The Brutalist on Showmax

Marble Quarry

Harrison and László’s differences come to a head when they visit a quarry in Carrara, Italy to source marble for the Institute, and the true depths of Harrison’s depraved and exploitative nature emerge in the hollowed-out marble caves dug into the mountainside. “Carrara for me is indicative of the way capitalism has been so harmful to the planet, so the landscape mirrors the characters’ interiority,” explains Brady Corbet. “It also reflects the rapaciousness of Van Buren – a visual reminder of how his ilk devours and plunders everything in their path.”
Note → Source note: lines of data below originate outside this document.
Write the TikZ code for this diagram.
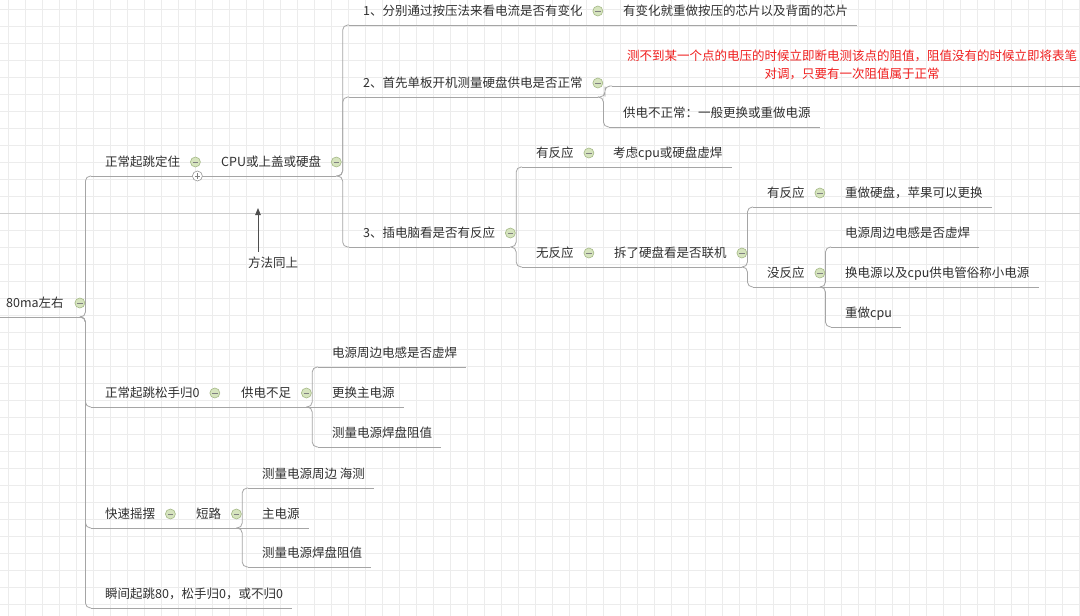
\documentclass[tikz,border=0pt]{standalone}
\usepackage{fontspec}
\setmainfont{Noto Sans CJK SC}
\usetikzlibrary{arrows.meta,calc}
\definecolor{textgray}{RGB}{48,48,48}
\definecolor{linegray}{RGB}{165,165,165}
\definecolor{notered}{RGB}{240,30,30}
\definecolor{foldfill}{RGB}{214,228,190}
\definecolor{foldedge}{RGB}{165,185,135}
\definecolor{gridgray}{RGB}{236,236,236}
\definecolor{majorgray}{RGB}{205,205,205}

\begin{document}
\begin{tikzpicture}[
    x=1pt, y=-1pt,
    base/.style={anchor=south west, inner xsep=0pt, inner ysep=5pt, text height=10pt, text depth=4pt, font=\fontsize{12.5}{15}\selectfont, text=textgray},
    leaf/.style={base, execute at begin node=\hspace*{14pt}, execute at end node=\hspace*{9pt}},
    parent/.style={base, execute at begin node=\hspace*{14pt}, execute at end node=\hspace*{15pt}},
    rootbox/.style={base, execute at begin node=\hspace*{6pt}, execute at end node=\hspace*{16pt}},
    note/.style={anchor=south west, inner xsep=0pt, inner ysep=6pt, align=center, text=notered, minimum width=480pt, font=\fontsize{12.5}{18}\selectfont},
    uline/.style={draw=linegray, line width=0.8pt},
    link/.style={draw=linegray, line width=0.8pt, rounded corners=5pt, to path={-| ($(\tikztostart)!0.5!(\tikztotarget)$) |- (\tikztotarget)}},
    fold/.style={circle, draw=foldedge, line width=0.6pt, fill=foldfill, minimum size=10pt, inner sep=0pt,
      path picture={\draw[gray, line width=0.7pt] ([xshift=-2.8pt]path picture bounding box.center) -- ([xshift=2.8pt]path picture bounding box.center);}},
    unfold/.style={circle, draw=gray!80, line width=0.6pt, fill=white, minimum size=10pt, inner sep=0pt,
      path picture={\draw[gray, line width=0.7pt] ([xshift=-2.8pt]path picture bounding box.center) -- ([xshift=2.8pt]path picture bounding box.center)
        ([yshift=-2.8pt]path picture bounding box.center) -- ([yshift=2.8pt]path picture bounding box.center);}},
    hint/.style={draw=textgray!85, line width=0.8pt, -{Triangle[length=7pt, width=5.5pt]}}
  ]
    \useasboundingbox (0,0) rectangle (1080,616);
    % background grid
    \fill[white] (0,0) rectangle (1080,616);
    \foreach \gx in {8,25,...,1080} \draw[gridgray, line width=0.5pt] (\gx,0) -- (\gx,616);
    \foreach \gy in {9,26,...,616} \draw[gridgray, line width=0.5pt] (0,\gy) -- (1080,\gy);
    \draw[majorgray, line width=0.6pt] (0,213) -- (1080,213);

    % topics
    \node[rootbox] (root) at (0,317) {80ma左右};
    \node[parent] (A) at (91,176) {正常起跳定住};
    \node[parent] (CPU) at (207,176) {CPU或上盖或硬盘};
    \node[parent] (B1) at (349,25) {1、分别通过按压法来看电流是否有变化};
    \node[leaf] (B1a) at (609,25) {有变化就重做按压的芯片以及背面的芯片};
    \node[parent] (B2) at (349,97) {2、首先单板开机测量硬盘供电是否正常};
    \node[note] (note) at (612,86) {测不到某一个点的电压的时候立即断电测该点的阻值，阻值没有的时候立即将表笔\\对调，只要有一次阻值属于正常};
    \node[leaf] (B2b) at (609,127) {供电不正常：一般更换或重做电源};
    \node[parent] (B3) at (349,247) {3、插电脑看是否有反应};
    \node[parent] (C1) at (522,167) {有反应};
    \node[leaf] (C1a) at (599,167) {考虑cpu或硬盘虚焊};
    \node[parent] (C2) at (522,267) {无反应};
    \node[parent] (C2a) at (600,267) {拆了硬盘看是否联机};
    \node[parent] (D1) at (753,207) {有反应};
    \node[leaf] (D1a) at (831,207) {重做硬盘，苹果可以更换};
    \node[parent] (D2) at (753,287) {没反应};
    \node[leaf] (E1) at (831,247) {电源周边电感是否虚焊};
    \node[leaf] (E2) at (831,287) {换电源以及cpu供电管俗称小电源};
    \node[leaf] (E3) at (831,327) {重做cpu};
    \node[parent] (F) at (91,407) {正常起跳松手归0};
    \node[parent] (F1) at (227,407) {供电不足};
    \node[leaf] (F1a) at (318,367) {电源周边电感是否虚焊};
    \node[leaf] (F1b) at (318,407) {更换主电源};
    \node[leaf] (F1c) at (318,447) {测量电源焊盘阻值};
    \node[parent] (G) at (91,528) {快速摇摆};
    \node[parent] (G1) at (182,528) {短路};
    \node[leaf] (G1a) at (248,488) {测量电源周边 海测};
    \node[leaf] (G1b) at (248,528) {主电源};
    \node[leaf] (G1c) at (248,567) {测量电源焊盘阻值};
    \node[leaf] (H) at (91,608) {瞬间起跳80，松手归0，或不归0};
    \node[base, anchor=base west] (same) at (248,267) {方法同上};

    % underlines
    \foreach \n in {root,A,CPU,B1,B1a,B2,B2b,B3,C1,C1a,C2,C2a,D1,D1a,D2,E1,E2,E3,F,F1,F1a,F1b,F1c,G,G1,G1a,G1b,G1c,H,note}
      \draw[uline] (\n.south west) -- (\n.south east);

    % connectors
    \draw[link] (root.south east) to (A.south west);
    \draw[link] (root.south east) to (F.south west);
    \draw[link] (root.south east) to (G.south west);
    \draw[link] (root.south east) to (H.south west);
    \draw[uline] (A.south east) -- (CPU.south west);
    \draw[link] (CPU.south east) to (B1.south west);
    \draw[link] (CPU.south east) to (B2.south west);
    \draw[link] (CPU.south east) to (B3.south west);
    \draw[uline] (B1.south east) -- (B1a.south west);
    \draw[link] (B2.south east) to (note.south west);
    \draw[link] (B2.south east) to (B2b.south west);
    \draw[link] (B3.south east) to (C1.south west);
    \draw[link] (B3.south east) to (C2.south west);
    \draw[uline] (C1.south east) -- (C1a.south west);
    \draw[uline] (C2.south east) -- (C2a.south west);
    \draw[link] (C2a.south east) to (D1.south west);
    \draw[link] (C2a.south east) to (D2.south west);
    \draw[uline] (D1.south east) -- (D1a.south west);
    \draw[link] (D2.south east) to (E1.south west);
    \draw[uline] (D2.south east) -- (E2.south west);
    \draw[link] (D2.south east) to (E3.south west);
    \draw[uline] (F.south east) -- (F1.south west);
    \draw[link] (F1.south east) to (F1a.south west);
    \draw[uline] (F1.south east) -- (F1b.south west);
    \draw[link] (F1.south east) to (F1c.south west);
    \draw[uline] (G.south east) -- (G1.south west);
    \draw[link] (G1.south east) to (G1a.south west);
    \draw[uline] (G1.south east) -- (G1b.south west);
    \draw[link] (G1.south east) to (G1c.south west);

    % hint arrow
    \coordinate (tip) at (258,208);
    \draw[hint] (same.north -| tip) -- (tip);

    % fold markers
    \foreach \n in {root,A,CPU,B1,B2,B3,C1,C2,C2a,D1,D2,F,F1,G,G1}
      \node[fold] (\n-fold) at ([yshift=14pt]\n.south east) {};
    \node[unfold] (A-unfold) at ([xshift=2pt]A.south east) {};
  \end{tikzpicture}
\end{document}
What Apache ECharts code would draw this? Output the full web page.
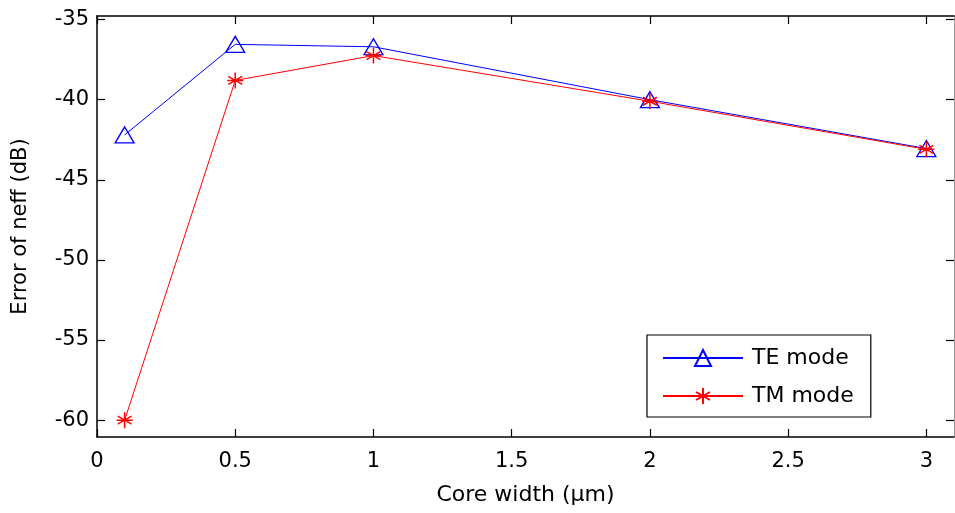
<!DOCTYPE html>
<html>
<head>
<meta charset="utf-8">
<script src="https://cdn.jsdelivr.net/npm/echarts@6/dist/echarts.min.js"></script>
<style>html,body{margin:0;padding:0;background:#fff;}#c{width:955px;height:513px;}</style>
</head>
<body>
<div id="c"></div>
<script>
const coreWidth = [0.1, 0.5, 1, 2, 3];
const teMode = [-42.2, -36.55, -36.7, -40.0, -43.05];
const tmMode = [-60.0, -38.8, -37.25, -40.1, -43.1];
const xTicks = [0, 0.5, 1, 1.5, 2, 2.5, 3];
const yTicks = [-60, -55, -50, -45, -40, -35];
const seriesNames = ['TE mode', 'TM mode'];

const font = '"DejaVu Sans", sans-serif';
const chart = echarts.init(document.getElementById('c'), null, {renderer: 'canvas'});
const asterisk = 'path://M0,-1L0,1M-0.87,-0.5L0.87,0.5M-0.87,0.5L0.87,-0.5M-1,0L1,0';
const tri = 'path://M0,-1L0.866,0.5L-0.866,0.5Z';

function pairs(xs, ys){ return xs.map((x,i)=>[x, ys[i]]); }

const xMin = 0, xMax = 3.1, yMin = -61.05, yMax = -34.78;

function ticks(vals){
  return {show: true, inside: true, length: 8, customValues: vals, lineStyle: {color: '#000', width: 1.2}};
}
function line(color, width){
  return {show: true, onZero: false, lineStyle: {color: color, width: width}};
}

chart.setOption({
  animation: false,
  backgroundColor: '#fff',
  grid: {left: 97, top: 16, right: 1, bottom: 76, containLabel: false},
  xAxis: [{
    type: 'value', min: xMin, max: xMax, position: 'bottom',
    name: 'Core width (\u03bcm)', nameLocation: 'middle', nameGap: 47,
    nameTextStyle: {fontFamily: font, fontSize: 22, color: '#000'},
    axisLine: line('#000', 1.5),
    axisTick: ticks(xTicks),
    axisLabel: {customValues: xTicks, fontFamily: font, fontSize: 21, color: '#000', margin: 14},
    splitLine: {show: false}
  }, {
    type: 'value', min: xMin, max: xMax, position: 'top',
    axisLine: line('#000', 1.5),
    axisTick: ticks(xTicks),
    axisLabel: {show: false}, splitLine: {show: false}
  }],
  yAxis: [{
    type: 'value', min: yMin, max: yMax, position: 'left',
    name: 'Error of neff (dB)', nameLocation: 'middle', nameGap: 66, nameRotate: 90,
    nameTextStyle: {fontFamily: font, fontSize: 21, color: '#000'},
    axisLine: line('#000', 1.5),
    axisTick: ticks(yTicks),
    axisLabel: {customValues: yTicks, fontFamily: font, fontSize: 21, color: '#000', margin: 8},
    splitLine: {show: false}
  }, {
    type: 'value', min: yMin, max: yMax, position: 'right',
    axisLine: line('#999', 1),
    axisTick: ticks(yTicks),
    axisLabel: {show: false}, splitLine: {show: false}
  }],
  legend: {
    orient: 'vertical', left: 647, top: 335,
    data: seriesNames,
    padding: [12, 17, 10, 15], itemGap: 16,
    itemWidth: 80, itemHeight: 20,
    borderColor: '#000', borderWidth: 1.2, backgroundColor: '#fff',
    textStyle: {fontFamily: font, fontSize: 22, color: '#000', padding: [0, 0, 0, 4]}
  },
  series: [{
    name: seriesNames[0], type: 'line', data: pairs(coreWidth, teMode),
    symbol: tri, symbolSize: [19, 16], symbolKeepAspect: false,
    lineStyle: {color: '#0000ff', width: 1},
    itemStyle: {color: 'rgba(0,0,0,0)', borderColor: '#0000ff', borderWidth: 1.3},
    z: 3
  }, {
    name: seriesNames[1], type: 'line', data: pairs(coreWidth, tmMode),
    symbol: asterisk, symbolSize: 16,
    lineStyle: {color: '#ff0000', width: 1},
    itemStyle: {color: 'rgba(0,0,0,0)', borderColor: '#ff0000', borderWidth: 1.5},
    z: 4
  }]
});
</script>
</body>
</html>
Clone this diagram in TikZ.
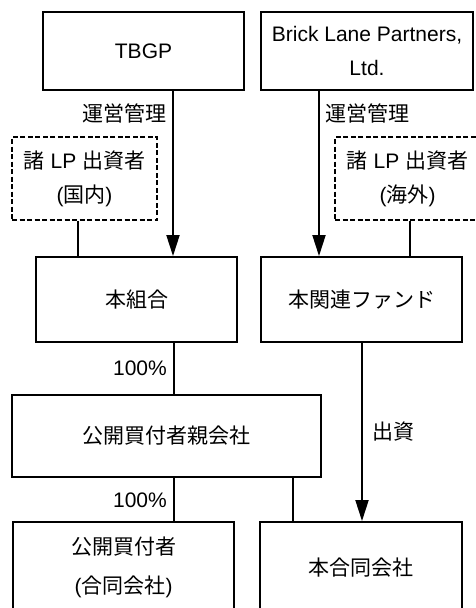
\documentclass[tikz,border=0pt]{standalone}
\usepackage{fontspec}
\setmainfont{Liberation Sans}
\newfontfamily\cjk{Noto Sans CJK JP}
\usetikzlibrary{arrows.meta}
\begin{document}
\begin{tikzpicture}[x=1pt,y=-1pt,
  box/.style={draw, line width=1.9pt, inner sep=0pt, align=center, font=\fontsize{21}{34}\selectfont},
  dbox/.style={box, dash pattern=on 5pt off 2.5pt},
  lbl/.style={inner sep=0pt, font=\fontsize{21}{25}\selectfont},
  conn/.style={line width=1.9pt},
  arr/.style={conn, -{Triangle[length=21pt,width=13pt]}}]
\clip (0,0) rectangle (476,608);
\node[box, minimum width=201pt, minimum height=78pt] (tbgp) at (143.5,51) {TBGP};
\node[box, minimum width=212pt, minimum height=78pt] (blp) at (367,51) {Brick Lane Partners,\\Ltd.};
\node[dbox, minimum width=145pt, minimum height=83pt] (lpd) at (84.5,178.5) {{\cjk 諸} LP {\cjk 出資者}\\({\cjk 国内})};
\node[dbox, minimum width=145pt, minimum height=83pt] (lpf) at (407.5,178.5) {{\cjk 諸} LP {\cjk 出資者}\\({\cjk 海外})};
\node[box, minimum width=201pt, minimum height=85pt] (kumiai) at (136.5,299.5) {\cjk 本組合};
\node[box, minimum width=201pt, minimum height=85pt] (fund) at (361.5,299.5) {\cjk 本関連ファンド};
\node[box, minimum width=309pt, minimum height=82pt] (parent) at (166.5,436) {\cjk 公開買付者親会社};
\node[box, minimum width=221pt, minimum height=91pt, font=\fontsize{21}{39}\selectfont] (buyer) at (123.5,567.5) {{\cjk 公開買付者}\\({\cjk 合同会社})};
\node[box, minimum width=202pt, minimum height=91pt] (llc) at (361,567.5) {\cjk 本合同会社};
\node[lbl, anchor=east] (l1) at (167,113) {\cjk 運営管理};
\node[lbl, anchor=west] (l2) at (325,113) {\cjk 運営管理};
\node[lbl, anchor=east] (p1) at (167,368) {100\%};
\node[lbl, anchor=west] (l3) at (372,432) {\cjk 出資};
\node[lbl, anchor=east] (p2) at (167,500) {100\%};
\coordinate (xa) at (173,0);
\coordinate (xb) at (319,0);
\coordinate (xc) at (78,0);
\coordinate (xd) at (410,0);
\coordinate (xe) at (174,0);
\coordinate (xf) at (362,0);
\coordinate (xg) at (293,0);
\draw[arr] (tbgp.south -| xa) -- (kumiai.north -| xa);
\draw[arr] (blp.south -| xb) -- (fund.north -| xb);
\draw[conn] (lpd.south -| xc) -- (kumiai.north -| xc);
\draw[conn] (lpf.south -| xd) -- (fund.north -| xd);
\draw[conn] (kumiai.south -| xe) -- (parent.north -| xe);
\draw[arr] (fund.south -| xf) -- (llc.north -| xf);
\draw[conn] (parent.south -| xe) -- (buyer.north -| xe);
\draw[conn] (parent.south -| xg) -- (llc.north -| xg);
\end{tikzpicture}
\end{document}
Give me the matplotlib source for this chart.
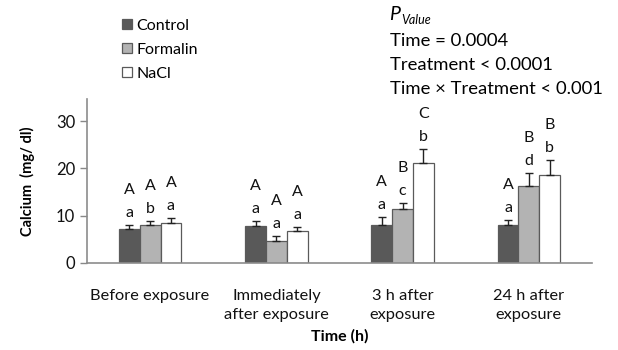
import matplotlib.pyplot as plt
import numpy as np

plt.rcParams['font.family'] = ['Lato', 'DejaVu Sans']

# data
times = ['Before exposure', 'Immediately\nafter exposure', '3 h after\nexposure', '24 h after\nexposure']
groups = ['Control', 'Formalin', 'NaCl']
control = [7.2, 7.7, 7.9, 7.9]
formalin = [7.9, 4.7, 11.5, 16.2]
nacl = [8.5, 6.7, 21.2, 18.6]
control_se = [0.7, 1.1, 1.8, 1.1]
formalin_se = [0.9, 0.9, 1.1, 2.9]
nacl_se = [0.9, 0.9, 2.9, 3.2]
upper = [['A', 'A', 'A'], ['A', 'A', 'A'], ['A', 'B', 'C'], ['A', 'B', 'B']]
lower = [['a', 'b', 'a'], ['a', 'a', 'a'], ['a', 'c', 'b'], ['a', 'd', 'b']]

means = [control, formalin, nacl]
errs = [control_se, formalin_se, nacl_se]
colors = ['#595959', '#b3b3b3', 'white']

fig = plt.figure(figsize=(6.18, 3.5), dpi=100)
ax = fig.add_axes([87 / 618, 1 - 262.7 / 350, 505 / 618, 163.5 / 350])

x = np.arange(len(times))
w = 0.165
bars = []
for i in range(3):
    xi = x + (i - 1) * w
    b = ax.bar(xi, means[i], w, color=colors[i], edgecolor='#5a5a5a', linewidth=0.9,
               label=groups[i], zorder=2)
    bars.append(b)
    ax.errorbar(xi, means[i], yerr=[np.zeros(4), errs[i]], fmt='none', ecolor='#222222',
                elinewidth=1, capsize=2.8, capthick=1, zorder=3)
    for j in range(len(times)):
        top = means[i][j] + errs[i][j]
        ax.annotate(lower[j][i], (xi[j], top), xytext=(0, 8), textcoords='offset pixels',
                    ha='center', va='baseline', fontsize=11.5, color='#111111')
        ax.annotate(upper[j][i], (xi[j], top), xytext=(0, 31), textcoords='offset pixels',
                    ha='center', va='baseline', fontsize=11.5, color='#111111')

ax.set_xlim(-0.5, 3.5)
ax.set_ylim(0, 34.7)
ax.set_yticks([0, 10, 20, 30])
ax.set_xticks(x)
ax.set_xticklabels(times, linespacing=1.45)
ax.tick_params(axis='x', length=0, pad=19, labelsize=11.8, colors='#111111')
ax.tick_params(axis='y', length=5, width=1, color='#888888', labelsize=12, labelcolor='#111111')
for s in ['top', 'right']:
    ax.spines[s].set_visible(False)
for s in ['left', 'bottom']:
    ax.spines[s].set_color('#8c8c8c')
    ax.spines[s].set_linewidth(1.2)

ax.set_ylabel('Calcium  (mg/ dl)', fontweight='bold', fontsize=10.5, labelpad=15)
ax.set_xlabel('Time (h)', fontweight='bold', fontsize=11.5, labelpad=5)

fig.legend(handles=bars, loc='upper left', bbox_to_anchor=(114 / 618, 1 - 11 / 350),
           frameon=False, fontsize=11.5, handlelength=0.6, handleheight=0.6,
           handletextpad=0.3, labelspacing=0.62, borderpad=0)

fig.text(389 / 618, 1 - 20 / 350, 'P', fontsize=14, style='italic', va='baseline')
fig.text(401 / 618, 1 - 24 / 350, 'Value', fontsize=9, style='italic', va='baseline')
fig.text(390 / 618, 1 - 41 / 350, 'Time = 0.0004', fontsize=13.3, va='center')
fig.text(390 / 618, 1 - 65 / 350, 'Treatment < 0.0001', fontsize=13.3, va='center')
fig.text(390 / 618, 1 - 89 / 350, 'Time \u00d7 Treatment < 0.001', fontsize=13.3, va='center')

fig.savefig('out.png', dpi=100)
“The crux of the movie is the problems László runs into in the course of designing and building the Institute, but it’s not strictly a question of architecture, design or construction, because it relates to bigger issues,” adds production designer Judy Becker. “When someone is paying your way, like Harrison Lee Van Buren is funding László’s vision, how much power do they actually have over you?”